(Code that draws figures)
------------

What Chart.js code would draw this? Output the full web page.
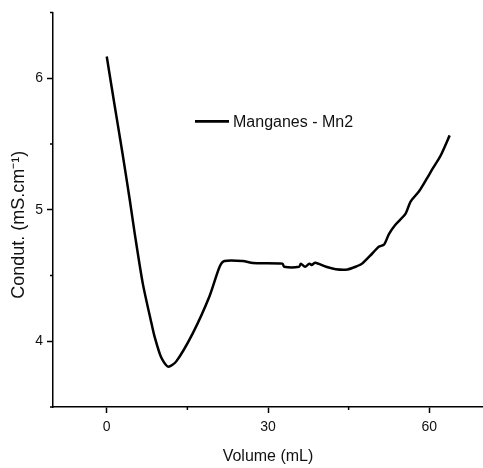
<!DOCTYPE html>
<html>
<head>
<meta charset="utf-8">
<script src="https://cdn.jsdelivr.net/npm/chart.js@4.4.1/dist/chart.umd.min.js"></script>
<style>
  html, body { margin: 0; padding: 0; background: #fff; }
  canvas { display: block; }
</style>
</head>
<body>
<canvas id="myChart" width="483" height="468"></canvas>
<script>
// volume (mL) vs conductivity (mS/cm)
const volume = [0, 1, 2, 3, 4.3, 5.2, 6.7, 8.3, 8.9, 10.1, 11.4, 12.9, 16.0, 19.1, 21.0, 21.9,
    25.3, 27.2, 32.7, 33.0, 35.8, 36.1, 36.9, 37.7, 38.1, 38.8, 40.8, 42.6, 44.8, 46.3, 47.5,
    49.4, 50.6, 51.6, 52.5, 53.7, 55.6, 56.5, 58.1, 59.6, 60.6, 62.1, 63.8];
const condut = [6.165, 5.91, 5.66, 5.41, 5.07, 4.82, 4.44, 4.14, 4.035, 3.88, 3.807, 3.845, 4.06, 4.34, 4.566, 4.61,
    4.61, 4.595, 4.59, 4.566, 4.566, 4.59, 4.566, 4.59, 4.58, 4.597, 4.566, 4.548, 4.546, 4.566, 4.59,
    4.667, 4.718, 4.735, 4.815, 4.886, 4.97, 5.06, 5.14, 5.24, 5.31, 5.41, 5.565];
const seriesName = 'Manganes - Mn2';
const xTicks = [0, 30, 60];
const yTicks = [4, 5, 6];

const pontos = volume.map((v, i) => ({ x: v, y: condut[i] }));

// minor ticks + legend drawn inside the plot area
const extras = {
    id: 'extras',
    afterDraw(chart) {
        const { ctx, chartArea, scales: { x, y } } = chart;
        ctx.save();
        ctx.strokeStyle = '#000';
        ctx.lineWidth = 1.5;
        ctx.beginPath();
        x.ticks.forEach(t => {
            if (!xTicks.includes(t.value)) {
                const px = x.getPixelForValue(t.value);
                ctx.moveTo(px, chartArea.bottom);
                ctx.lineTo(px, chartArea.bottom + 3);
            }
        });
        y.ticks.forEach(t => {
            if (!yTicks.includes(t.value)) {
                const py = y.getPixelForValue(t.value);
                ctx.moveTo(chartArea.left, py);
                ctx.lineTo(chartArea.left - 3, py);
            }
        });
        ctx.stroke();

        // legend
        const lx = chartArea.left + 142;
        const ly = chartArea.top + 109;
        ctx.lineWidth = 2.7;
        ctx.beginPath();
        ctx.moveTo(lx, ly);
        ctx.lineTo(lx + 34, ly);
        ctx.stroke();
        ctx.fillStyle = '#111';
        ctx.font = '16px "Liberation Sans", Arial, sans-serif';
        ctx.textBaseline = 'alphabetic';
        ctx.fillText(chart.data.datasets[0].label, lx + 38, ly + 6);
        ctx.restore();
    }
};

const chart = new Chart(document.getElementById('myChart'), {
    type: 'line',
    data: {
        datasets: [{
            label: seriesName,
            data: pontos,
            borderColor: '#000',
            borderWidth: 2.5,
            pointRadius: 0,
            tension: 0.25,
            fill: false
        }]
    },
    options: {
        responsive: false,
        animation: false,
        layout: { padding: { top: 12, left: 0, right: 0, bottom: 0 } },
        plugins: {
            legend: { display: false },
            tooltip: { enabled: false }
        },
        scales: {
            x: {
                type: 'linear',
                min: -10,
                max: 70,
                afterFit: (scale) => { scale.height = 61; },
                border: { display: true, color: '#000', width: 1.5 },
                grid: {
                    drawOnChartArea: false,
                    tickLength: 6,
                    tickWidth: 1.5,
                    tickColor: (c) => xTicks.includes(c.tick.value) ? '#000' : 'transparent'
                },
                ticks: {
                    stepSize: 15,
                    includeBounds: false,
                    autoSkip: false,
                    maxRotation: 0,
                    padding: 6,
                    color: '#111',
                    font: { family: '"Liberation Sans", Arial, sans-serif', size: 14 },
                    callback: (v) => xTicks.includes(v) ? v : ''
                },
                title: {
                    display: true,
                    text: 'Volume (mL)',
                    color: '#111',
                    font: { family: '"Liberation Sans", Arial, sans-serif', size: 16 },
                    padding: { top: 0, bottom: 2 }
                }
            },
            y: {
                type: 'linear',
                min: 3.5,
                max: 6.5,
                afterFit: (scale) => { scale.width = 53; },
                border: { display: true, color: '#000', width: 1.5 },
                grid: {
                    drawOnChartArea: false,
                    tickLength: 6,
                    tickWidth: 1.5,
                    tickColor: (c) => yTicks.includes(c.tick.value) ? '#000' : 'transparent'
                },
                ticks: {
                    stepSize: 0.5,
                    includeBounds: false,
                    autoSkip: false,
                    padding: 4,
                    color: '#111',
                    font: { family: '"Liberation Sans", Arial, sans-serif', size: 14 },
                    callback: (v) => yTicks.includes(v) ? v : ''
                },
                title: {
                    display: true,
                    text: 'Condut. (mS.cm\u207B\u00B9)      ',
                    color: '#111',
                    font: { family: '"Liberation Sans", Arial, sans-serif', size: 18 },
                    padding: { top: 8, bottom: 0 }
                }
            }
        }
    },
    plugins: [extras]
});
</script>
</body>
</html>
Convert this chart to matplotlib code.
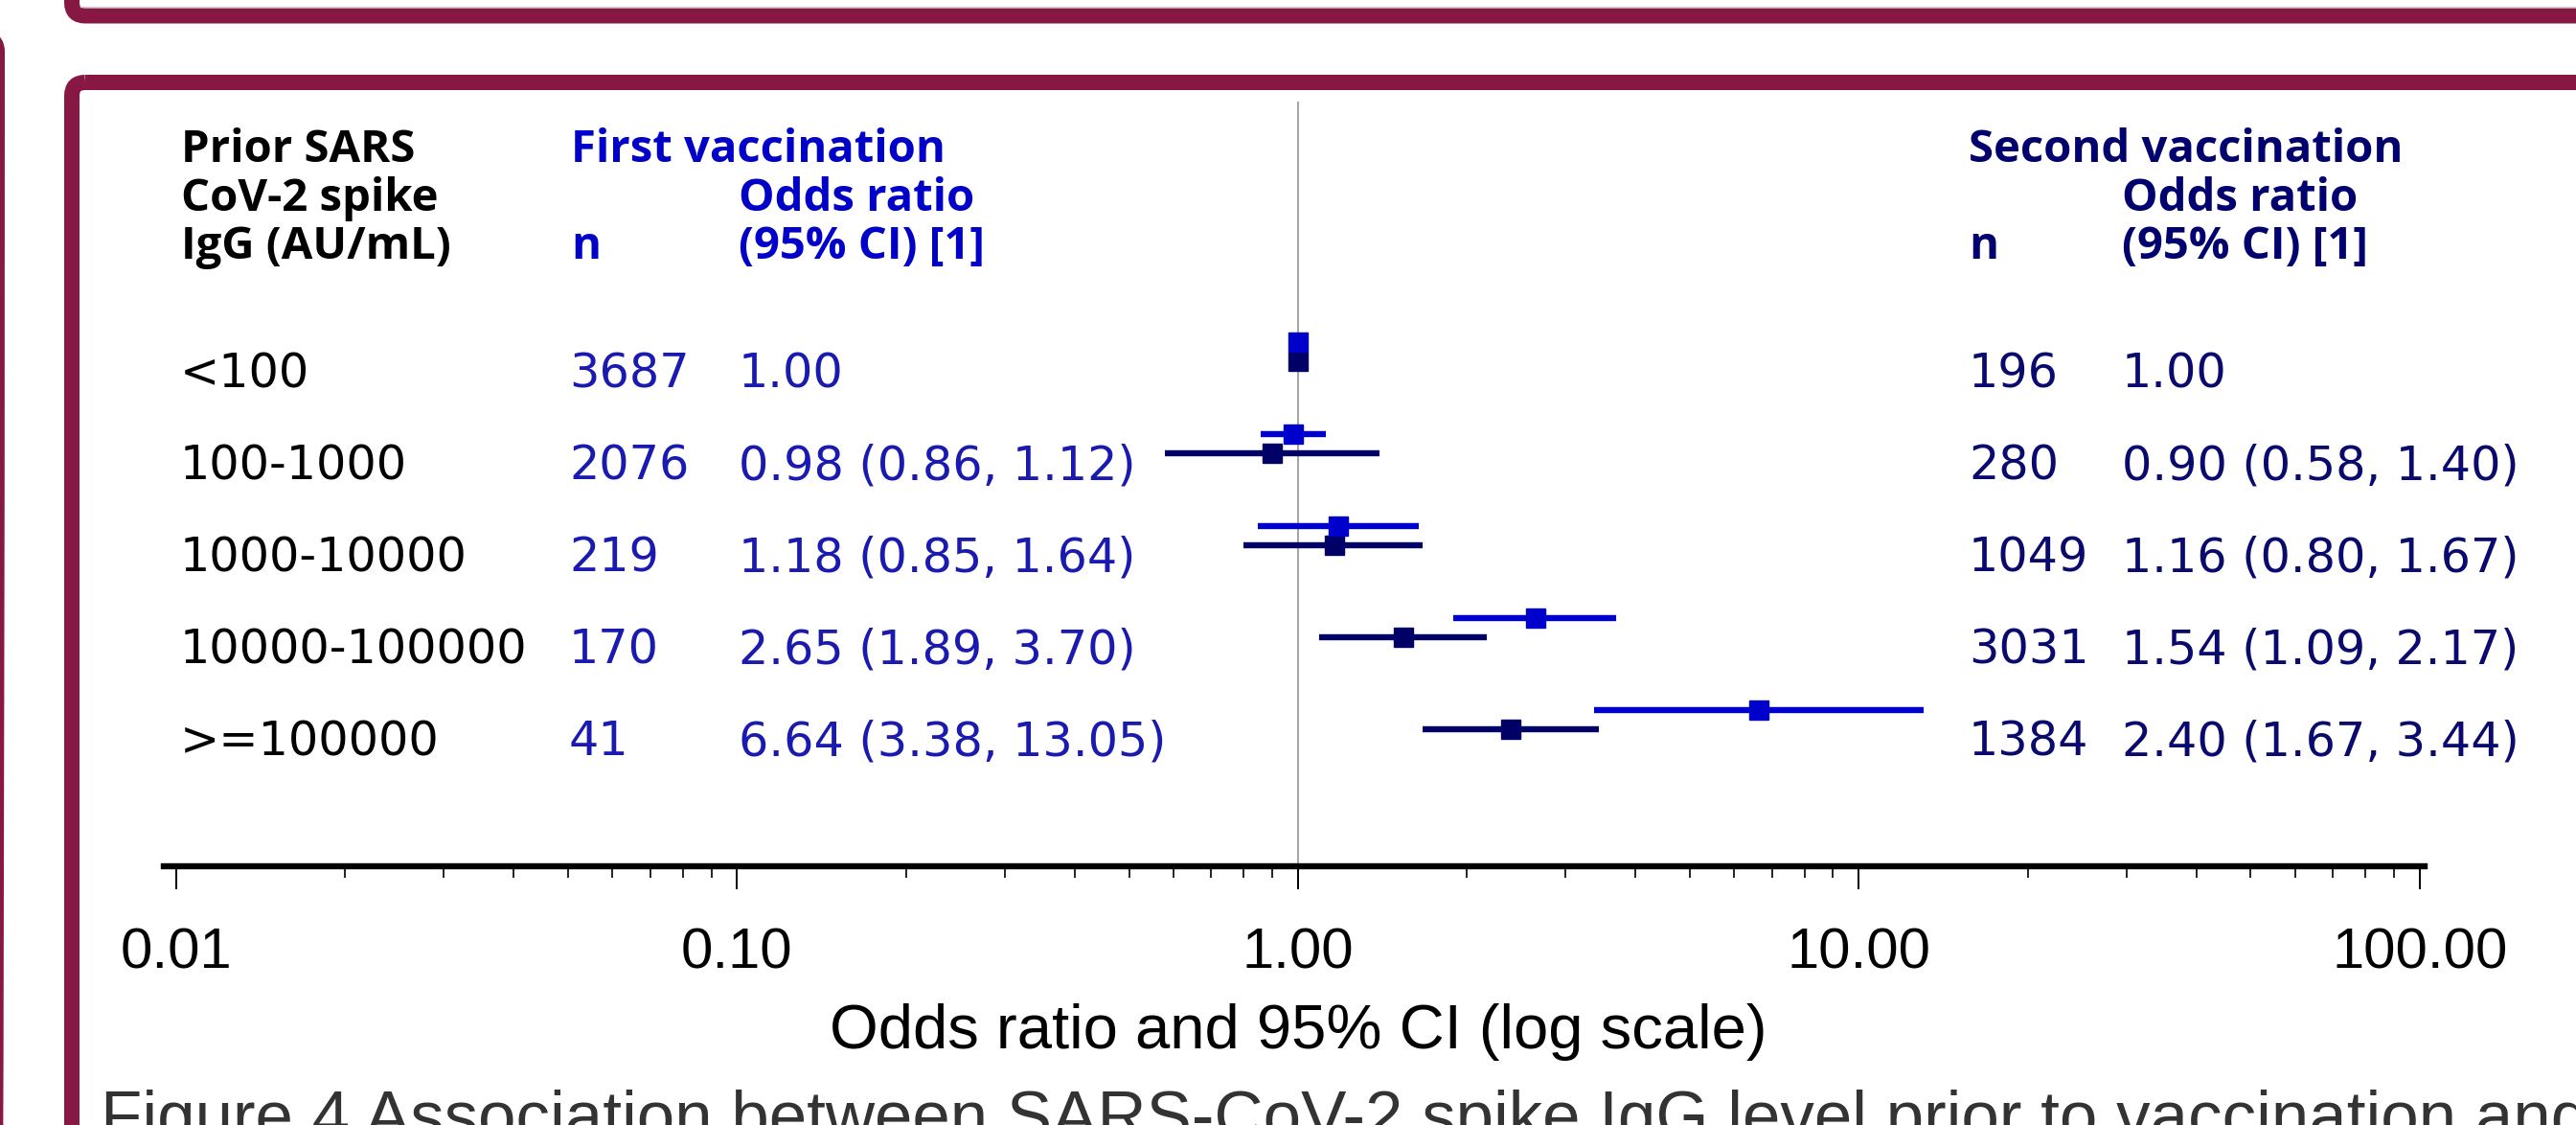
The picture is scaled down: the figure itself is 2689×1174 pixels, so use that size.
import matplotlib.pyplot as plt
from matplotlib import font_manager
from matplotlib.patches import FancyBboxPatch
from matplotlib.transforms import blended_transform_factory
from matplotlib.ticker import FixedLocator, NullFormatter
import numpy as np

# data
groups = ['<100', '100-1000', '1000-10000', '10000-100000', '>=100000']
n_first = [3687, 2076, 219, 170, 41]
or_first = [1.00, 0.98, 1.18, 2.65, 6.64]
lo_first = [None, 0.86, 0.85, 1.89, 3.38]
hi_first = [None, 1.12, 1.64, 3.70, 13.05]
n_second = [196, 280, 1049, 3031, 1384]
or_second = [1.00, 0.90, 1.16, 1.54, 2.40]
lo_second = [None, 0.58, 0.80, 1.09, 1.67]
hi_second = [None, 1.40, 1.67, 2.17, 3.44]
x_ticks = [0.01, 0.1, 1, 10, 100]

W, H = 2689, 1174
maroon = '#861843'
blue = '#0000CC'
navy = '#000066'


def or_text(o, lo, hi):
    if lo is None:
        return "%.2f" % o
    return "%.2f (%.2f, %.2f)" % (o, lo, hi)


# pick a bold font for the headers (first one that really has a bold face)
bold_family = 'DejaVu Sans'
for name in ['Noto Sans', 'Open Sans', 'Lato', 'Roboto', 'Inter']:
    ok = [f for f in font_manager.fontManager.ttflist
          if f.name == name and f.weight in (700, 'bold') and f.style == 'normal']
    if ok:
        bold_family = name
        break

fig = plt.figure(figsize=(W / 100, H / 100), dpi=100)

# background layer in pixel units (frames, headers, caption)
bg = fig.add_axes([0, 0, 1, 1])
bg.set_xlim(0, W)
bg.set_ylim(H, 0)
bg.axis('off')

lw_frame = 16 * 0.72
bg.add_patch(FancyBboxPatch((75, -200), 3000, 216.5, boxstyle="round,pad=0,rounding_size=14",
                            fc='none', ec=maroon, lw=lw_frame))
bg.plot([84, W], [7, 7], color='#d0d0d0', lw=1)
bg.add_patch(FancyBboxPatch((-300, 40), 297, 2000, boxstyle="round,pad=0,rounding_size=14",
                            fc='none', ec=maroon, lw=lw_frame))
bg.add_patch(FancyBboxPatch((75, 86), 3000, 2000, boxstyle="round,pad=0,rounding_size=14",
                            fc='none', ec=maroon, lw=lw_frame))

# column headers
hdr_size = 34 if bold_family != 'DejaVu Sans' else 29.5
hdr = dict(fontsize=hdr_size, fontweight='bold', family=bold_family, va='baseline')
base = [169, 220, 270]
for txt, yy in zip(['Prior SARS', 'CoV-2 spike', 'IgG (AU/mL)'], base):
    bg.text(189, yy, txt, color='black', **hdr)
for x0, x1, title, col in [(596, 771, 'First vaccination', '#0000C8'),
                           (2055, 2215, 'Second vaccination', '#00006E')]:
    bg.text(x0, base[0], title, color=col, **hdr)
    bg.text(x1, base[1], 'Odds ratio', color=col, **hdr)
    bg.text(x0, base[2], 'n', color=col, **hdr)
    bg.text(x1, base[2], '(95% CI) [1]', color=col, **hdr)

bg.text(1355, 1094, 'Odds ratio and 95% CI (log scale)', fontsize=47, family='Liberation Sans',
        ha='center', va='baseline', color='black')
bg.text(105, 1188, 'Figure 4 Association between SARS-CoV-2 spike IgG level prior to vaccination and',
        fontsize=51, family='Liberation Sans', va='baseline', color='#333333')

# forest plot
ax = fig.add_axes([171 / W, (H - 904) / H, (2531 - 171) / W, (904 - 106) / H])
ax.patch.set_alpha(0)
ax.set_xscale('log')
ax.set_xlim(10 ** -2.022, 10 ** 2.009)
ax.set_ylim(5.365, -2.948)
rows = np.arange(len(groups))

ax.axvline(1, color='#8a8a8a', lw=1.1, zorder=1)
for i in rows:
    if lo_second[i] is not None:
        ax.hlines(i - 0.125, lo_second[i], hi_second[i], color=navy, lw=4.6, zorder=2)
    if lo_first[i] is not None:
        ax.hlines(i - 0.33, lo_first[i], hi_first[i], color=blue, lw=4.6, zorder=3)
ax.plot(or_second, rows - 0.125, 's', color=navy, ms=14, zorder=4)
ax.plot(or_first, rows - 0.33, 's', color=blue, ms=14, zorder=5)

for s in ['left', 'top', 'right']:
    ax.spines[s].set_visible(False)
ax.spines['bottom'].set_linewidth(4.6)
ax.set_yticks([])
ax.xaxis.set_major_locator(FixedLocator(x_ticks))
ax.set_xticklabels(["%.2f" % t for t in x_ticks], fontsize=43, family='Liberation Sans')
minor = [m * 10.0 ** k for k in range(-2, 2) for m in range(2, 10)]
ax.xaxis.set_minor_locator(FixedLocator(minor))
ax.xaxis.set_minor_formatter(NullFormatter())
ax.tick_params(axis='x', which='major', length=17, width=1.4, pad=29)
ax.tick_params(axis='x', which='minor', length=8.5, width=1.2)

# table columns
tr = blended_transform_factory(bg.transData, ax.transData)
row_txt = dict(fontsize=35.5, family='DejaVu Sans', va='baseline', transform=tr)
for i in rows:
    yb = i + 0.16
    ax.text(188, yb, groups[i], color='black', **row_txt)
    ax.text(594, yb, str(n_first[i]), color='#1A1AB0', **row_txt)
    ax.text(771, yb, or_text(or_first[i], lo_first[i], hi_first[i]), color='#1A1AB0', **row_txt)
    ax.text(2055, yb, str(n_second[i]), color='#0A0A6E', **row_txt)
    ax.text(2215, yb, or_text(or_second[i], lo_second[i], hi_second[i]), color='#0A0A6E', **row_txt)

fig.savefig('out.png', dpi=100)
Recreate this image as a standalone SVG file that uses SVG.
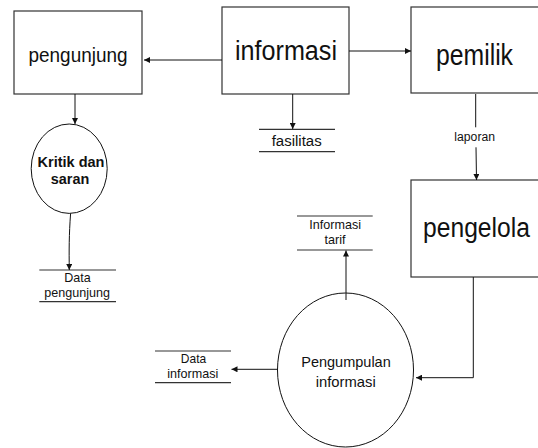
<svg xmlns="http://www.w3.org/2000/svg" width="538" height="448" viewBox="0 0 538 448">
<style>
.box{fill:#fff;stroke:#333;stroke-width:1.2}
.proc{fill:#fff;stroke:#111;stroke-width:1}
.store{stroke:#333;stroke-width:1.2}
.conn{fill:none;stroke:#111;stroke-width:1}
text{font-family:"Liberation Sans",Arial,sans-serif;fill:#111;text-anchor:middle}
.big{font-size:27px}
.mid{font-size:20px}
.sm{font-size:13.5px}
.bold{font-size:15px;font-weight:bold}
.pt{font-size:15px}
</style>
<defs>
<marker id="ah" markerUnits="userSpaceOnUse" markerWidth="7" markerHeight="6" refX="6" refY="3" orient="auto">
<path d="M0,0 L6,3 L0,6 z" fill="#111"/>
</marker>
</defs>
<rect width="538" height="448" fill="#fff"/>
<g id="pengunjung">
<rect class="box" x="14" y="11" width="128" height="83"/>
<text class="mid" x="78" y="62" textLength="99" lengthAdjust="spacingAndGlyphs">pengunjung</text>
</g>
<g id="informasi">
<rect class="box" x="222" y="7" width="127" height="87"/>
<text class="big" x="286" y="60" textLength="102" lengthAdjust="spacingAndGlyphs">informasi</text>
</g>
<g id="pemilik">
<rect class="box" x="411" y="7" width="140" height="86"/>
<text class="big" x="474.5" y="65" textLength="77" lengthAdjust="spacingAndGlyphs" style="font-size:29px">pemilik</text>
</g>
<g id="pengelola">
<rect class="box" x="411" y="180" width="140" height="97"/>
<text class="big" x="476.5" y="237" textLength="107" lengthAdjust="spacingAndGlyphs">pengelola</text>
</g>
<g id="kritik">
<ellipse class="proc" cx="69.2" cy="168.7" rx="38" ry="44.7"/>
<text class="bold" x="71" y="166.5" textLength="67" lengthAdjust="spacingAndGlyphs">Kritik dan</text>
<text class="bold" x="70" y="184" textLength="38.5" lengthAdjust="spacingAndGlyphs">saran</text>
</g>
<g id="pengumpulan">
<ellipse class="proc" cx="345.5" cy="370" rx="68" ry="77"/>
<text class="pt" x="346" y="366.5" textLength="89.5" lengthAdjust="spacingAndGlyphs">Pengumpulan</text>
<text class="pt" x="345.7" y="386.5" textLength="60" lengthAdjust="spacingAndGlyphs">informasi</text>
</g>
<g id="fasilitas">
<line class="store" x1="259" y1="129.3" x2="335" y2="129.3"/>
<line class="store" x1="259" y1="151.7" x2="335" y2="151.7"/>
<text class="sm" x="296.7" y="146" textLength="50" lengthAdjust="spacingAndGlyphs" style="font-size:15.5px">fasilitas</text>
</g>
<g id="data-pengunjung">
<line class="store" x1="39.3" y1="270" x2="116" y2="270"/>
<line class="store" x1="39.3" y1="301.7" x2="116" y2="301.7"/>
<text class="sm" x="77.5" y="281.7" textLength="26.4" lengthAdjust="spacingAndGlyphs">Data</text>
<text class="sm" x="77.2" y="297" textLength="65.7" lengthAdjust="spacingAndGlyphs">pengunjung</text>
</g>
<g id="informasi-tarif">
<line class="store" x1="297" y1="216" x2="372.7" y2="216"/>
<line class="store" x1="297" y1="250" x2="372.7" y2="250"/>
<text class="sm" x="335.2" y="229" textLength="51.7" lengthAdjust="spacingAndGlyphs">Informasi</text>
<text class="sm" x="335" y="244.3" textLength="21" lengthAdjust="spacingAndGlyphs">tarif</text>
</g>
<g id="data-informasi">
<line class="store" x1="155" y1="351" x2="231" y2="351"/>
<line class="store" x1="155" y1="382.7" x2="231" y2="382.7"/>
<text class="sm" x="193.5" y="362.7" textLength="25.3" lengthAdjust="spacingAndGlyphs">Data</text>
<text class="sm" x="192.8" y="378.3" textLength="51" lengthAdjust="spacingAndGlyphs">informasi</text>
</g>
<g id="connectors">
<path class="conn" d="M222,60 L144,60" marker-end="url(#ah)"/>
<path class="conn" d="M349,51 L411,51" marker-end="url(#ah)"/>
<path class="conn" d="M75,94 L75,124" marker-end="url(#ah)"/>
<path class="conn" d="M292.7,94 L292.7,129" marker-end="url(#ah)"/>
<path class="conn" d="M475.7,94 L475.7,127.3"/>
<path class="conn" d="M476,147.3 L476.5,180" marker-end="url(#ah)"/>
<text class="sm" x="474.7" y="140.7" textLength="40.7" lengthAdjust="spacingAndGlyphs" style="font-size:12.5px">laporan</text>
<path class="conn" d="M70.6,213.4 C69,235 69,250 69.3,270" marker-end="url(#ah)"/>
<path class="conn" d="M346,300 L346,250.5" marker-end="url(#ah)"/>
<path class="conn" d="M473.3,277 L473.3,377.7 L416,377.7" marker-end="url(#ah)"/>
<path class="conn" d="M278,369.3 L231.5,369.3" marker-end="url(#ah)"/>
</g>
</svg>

------------

- **REQUIRED WORK**:
Search the preceding listing for "this" and extract every line where it is found.

- **EXERCISE RESULT**:
What Chart.js code would draw this? Output the full web page.
Convert this chart to matplotlib code.
Recreate this image as a standalone SVG file that uses SVG.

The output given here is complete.